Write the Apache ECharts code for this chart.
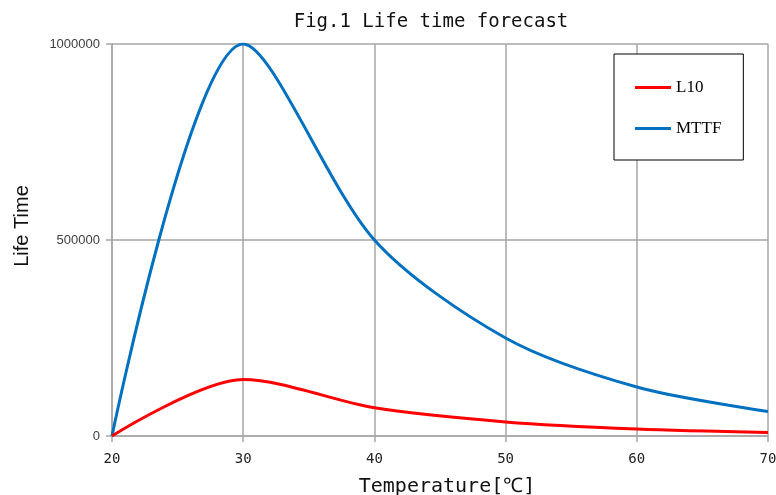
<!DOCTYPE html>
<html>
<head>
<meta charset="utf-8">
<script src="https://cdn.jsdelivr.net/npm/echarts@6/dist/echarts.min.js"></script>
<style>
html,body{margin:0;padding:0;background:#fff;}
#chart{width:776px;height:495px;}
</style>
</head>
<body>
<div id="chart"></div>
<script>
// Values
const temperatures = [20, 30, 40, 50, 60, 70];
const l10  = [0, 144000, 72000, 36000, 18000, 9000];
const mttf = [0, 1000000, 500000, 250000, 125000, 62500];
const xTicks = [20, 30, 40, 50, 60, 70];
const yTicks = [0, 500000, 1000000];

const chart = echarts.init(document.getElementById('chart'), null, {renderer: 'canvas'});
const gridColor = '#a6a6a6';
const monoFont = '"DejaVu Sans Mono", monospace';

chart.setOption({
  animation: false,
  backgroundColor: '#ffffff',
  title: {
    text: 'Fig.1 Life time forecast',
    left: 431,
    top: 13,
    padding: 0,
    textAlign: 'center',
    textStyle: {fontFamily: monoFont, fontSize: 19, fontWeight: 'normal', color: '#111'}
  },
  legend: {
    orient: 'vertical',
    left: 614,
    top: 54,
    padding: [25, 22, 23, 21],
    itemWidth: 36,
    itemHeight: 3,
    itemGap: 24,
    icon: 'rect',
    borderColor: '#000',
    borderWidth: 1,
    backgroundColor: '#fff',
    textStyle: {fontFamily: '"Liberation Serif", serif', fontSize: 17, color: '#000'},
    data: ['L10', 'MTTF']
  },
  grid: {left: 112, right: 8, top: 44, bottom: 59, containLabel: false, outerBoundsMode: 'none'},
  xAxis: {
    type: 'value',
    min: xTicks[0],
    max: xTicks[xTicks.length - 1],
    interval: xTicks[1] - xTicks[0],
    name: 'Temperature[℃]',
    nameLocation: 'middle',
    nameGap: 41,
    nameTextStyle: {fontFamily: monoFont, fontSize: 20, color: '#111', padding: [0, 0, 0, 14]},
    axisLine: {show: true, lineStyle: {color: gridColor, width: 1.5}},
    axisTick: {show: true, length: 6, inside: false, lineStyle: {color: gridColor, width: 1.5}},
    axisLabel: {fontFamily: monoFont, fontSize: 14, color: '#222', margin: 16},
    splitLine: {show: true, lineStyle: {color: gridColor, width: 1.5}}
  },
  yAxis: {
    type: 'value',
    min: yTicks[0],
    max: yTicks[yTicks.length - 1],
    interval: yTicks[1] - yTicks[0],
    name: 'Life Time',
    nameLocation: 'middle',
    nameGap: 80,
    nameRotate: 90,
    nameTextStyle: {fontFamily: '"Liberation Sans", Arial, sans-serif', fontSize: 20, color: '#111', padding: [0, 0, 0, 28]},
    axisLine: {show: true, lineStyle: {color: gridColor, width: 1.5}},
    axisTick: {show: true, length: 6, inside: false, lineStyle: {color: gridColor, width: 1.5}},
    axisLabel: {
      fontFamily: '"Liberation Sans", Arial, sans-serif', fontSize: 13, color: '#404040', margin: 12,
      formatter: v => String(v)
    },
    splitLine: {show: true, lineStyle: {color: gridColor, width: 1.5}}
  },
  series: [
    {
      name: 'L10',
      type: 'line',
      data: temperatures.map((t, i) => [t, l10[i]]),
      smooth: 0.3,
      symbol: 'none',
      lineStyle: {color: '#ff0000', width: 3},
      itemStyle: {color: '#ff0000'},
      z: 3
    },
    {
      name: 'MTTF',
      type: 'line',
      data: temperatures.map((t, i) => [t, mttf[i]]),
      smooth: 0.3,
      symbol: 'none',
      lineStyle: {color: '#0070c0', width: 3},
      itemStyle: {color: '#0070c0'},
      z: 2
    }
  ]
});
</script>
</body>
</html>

━━━━

= Task statement =
Quote the listing above in full, except for the pictures.

= Finished answer =
Write the Apache ECharts code for this chart.
<!DOCTYPE html>
<html>
<head>
<meta charset="utf-8">
<script src="https://cdn.jsdelivr.net/npm/echarts@6/dist/echarts.min.js"></script>
<style>
html,body{margin:0;padding:0;background:#fff;}
#chart{width:776px;height:495px;}
</style>
</head>
<body>
<div id="chart"></div>
<script>
// Values
const temperatures = [20, 30, 40, 50, 60, 70];
const l10  = [0, 144000, 72000, 36000, 18000, 9000];
const mttf = [0, 1000000, 500000, 250000, 125000, 62500];
const xTicks = [20, 30, 40, 50, 60, 70];
const yTicks = [0, 500000, 1000000];

const chart = echarts.init(document.getElementById('chart'), null, {renderer: 'canvas'});
const gridColor = '#a6a6a6';
const monoFont = '"DejaVu Sans Mono", monospace';

chart.setOption({
  animation: false,
  backgroundColor: '#ffffff',
  title: {
    text: 'Fig.1 Life time forecast',
    left: 431,
    top: 13,
    padding: 0,
    textAlign: 'center',
    textStyle: {fontFamily: monoFont, fontSize: 19, fontWeight: 'normal', color: '#111'}
  },
  legend: {
    orient: 'vertical',
    left: 614,
    top: 54,
    padding: [25, 22, 23, 21],
    itemWidth: 36,
    itemHeight: 3,
    itemGap: 24,
    icon: 'rect',
    borderColor: '#000',
    borderWidth: 1,
    backgroundColor: '#fff',
    textStyle: {fontFamily: '"Liberation Serif", serif', fontSize: 17, color: '#000'},
    data: ['L10', 'MTTF']
  },
  grid: {left: 112, right: 8, top: 44, bottom: 59, containLabel: false, outerBoundsMode: 'none'},
  xAxis: {
    type: 'value',
    min: xTicks[0],
    max: xTicks[xTicks.length - 1],
    interval: xTicks[1] - xTicks[0],
    name: 'Temperature[℃]',
    nameLocation: 'middle',
    nameGap: 41,
    nameTextStyle: {fontFamily: monoFont, fontSize: 20, color: '#111', padding: [0, 0, 0, 14]},
    axisLine: {show: true, lineStyle: {color: gridColor, width: 1.5}},
    axisTick: {show: true, length: 6, inside: false, lineStyle: {color: gridColor, width: 1.5}},
    axisLabel: {fontFamily: monoFont, fontSize: 14, color: '#222', margin: 16},
    splitLine: {show: true, lineStyle: {color: gridColor, width: 1.5}}
  },
  yAxis: {
    type: 'value',
    min: yTicks[0],
    max: yTicks[yTicks.length - 1],
    interval: yTicks[1] - yTicks[0],
    name: 'Life Time',
    nameLocation: 'middle',
    nameGap: 80,
    nameRotate: 90,
    nameTextStyle: {fontFamily: '"Liberation Sans", Arial, sans-serif', fontSize: 20, color: '#111', padding: [0, 0, 0, 28]},
    axisLine: {show: true, lineStyle: {color: gridColor, width: 1.5}},
    axisTick: {show: true, length: 6, inside: false, lineStyle: {color: gridColor, width: 1.5}},
    axisLabel: {
      fontFamily: '"Liberation Sans", Arial, sans-serif', fontSize: 13, color: '#404040', margin: 12,
      formatter: v => String(v)
    },
    splitLine: {show: true, lineStyle: {color: gridColor, width: 1.5}}
  },
  series: [
    {
      name: 'L10',
      type: 'line',
      data: temperatures.map((t, i) => [t, l10[i]]),
      smooth: 0.3,
      symbol: 'none',
      lineStyle: {color: '#ff0000', width: 3},
      itemStyle: {color: '#ff0000'},
      z: 3
    },
    {
      name: 'MTTF',
      type: 'line',
      data: temperatures.map((t, i) => [t, mttf[i]]),
      smooth: 0.3,
      symbol: 'none',
      lineStyle: {color: '#0070c0', width: 3},
      itemStyle: {color: '#0070c0'},
      z: 2
    }
  ]
});
</script>
</body>
</html>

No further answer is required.